A la radio, le rythme est très intense ; il faut être rapide sur les choix des thèmes, des textes, des invités, des références. Dans les émissions d'Adèle Van Reeth, la diversité des domaines et des approches est la règle, ce qui suppose une réactivité permanente. Le travail de recherche et de documentation, le contact avec les personnalités invitées, tout doit se faire très vite. J'ai fait beaucoup de fiches de lecture, de préparation documentaire, de repérages d'extraits sonores (films, publicités, feuilletons...). Je n'ai pas encore eu le temps de réfléchir au transfert possible de ces apprentissages vers l'enseignement, mais peut-être que cela pourra m'aider plus tard. Pour le moment, j'essaie de gérer les contenus classiques. Mais je n'ai commencé que depuis 15 jours...

Souhaiteriez-vous rester dans ce métier ?

Quand je sors d'un cours avec ma classe à 24 élèves, où tout s'est bien passé, je me dis que je ne me suis vraiment pas trompé de métier. Je suis heureux. J'ai envie de continuer. Pendant longtemps, je me suis cherché : lycéen, j'aimais le côté éclectique de la section ES, j'ai fait une prépa littéraire, j'ai essayé Sciences-Po, j'ai pensé à la recherche, j'ai été attiré par les métiers dans les relations internationales, brièvement par l'action humanitaire, mais ce n'était jamais vraiment ce qui me convenait.

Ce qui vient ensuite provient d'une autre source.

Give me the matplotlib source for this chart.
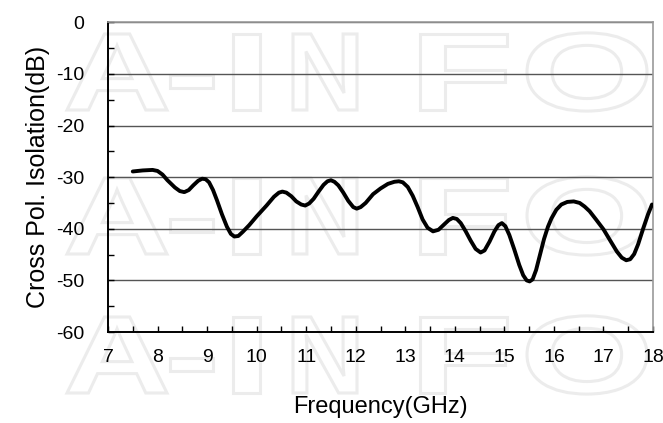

Je crois avoir trouvé. Mais il y a des moments de doute. Ce qui pourrait me faire renoncer, c'est de me confronter durablement au refus, à l'absence d'intérêt des élèves. Je voudrais que ça se passe toujours bien – et ça ne se passe d'ailleurs pas si mal, en réalité ! J'essaie de m’occuper de tout le monde, d'insister auprès de ceux qui ne prennent pas de notes, de remettre au travail ceux qui s'allongent sur leur table... Je suis exigeant avec eux, mais je me souviens aussi de ma vie de lycéen et je les comprends. Peut-être un peu trop.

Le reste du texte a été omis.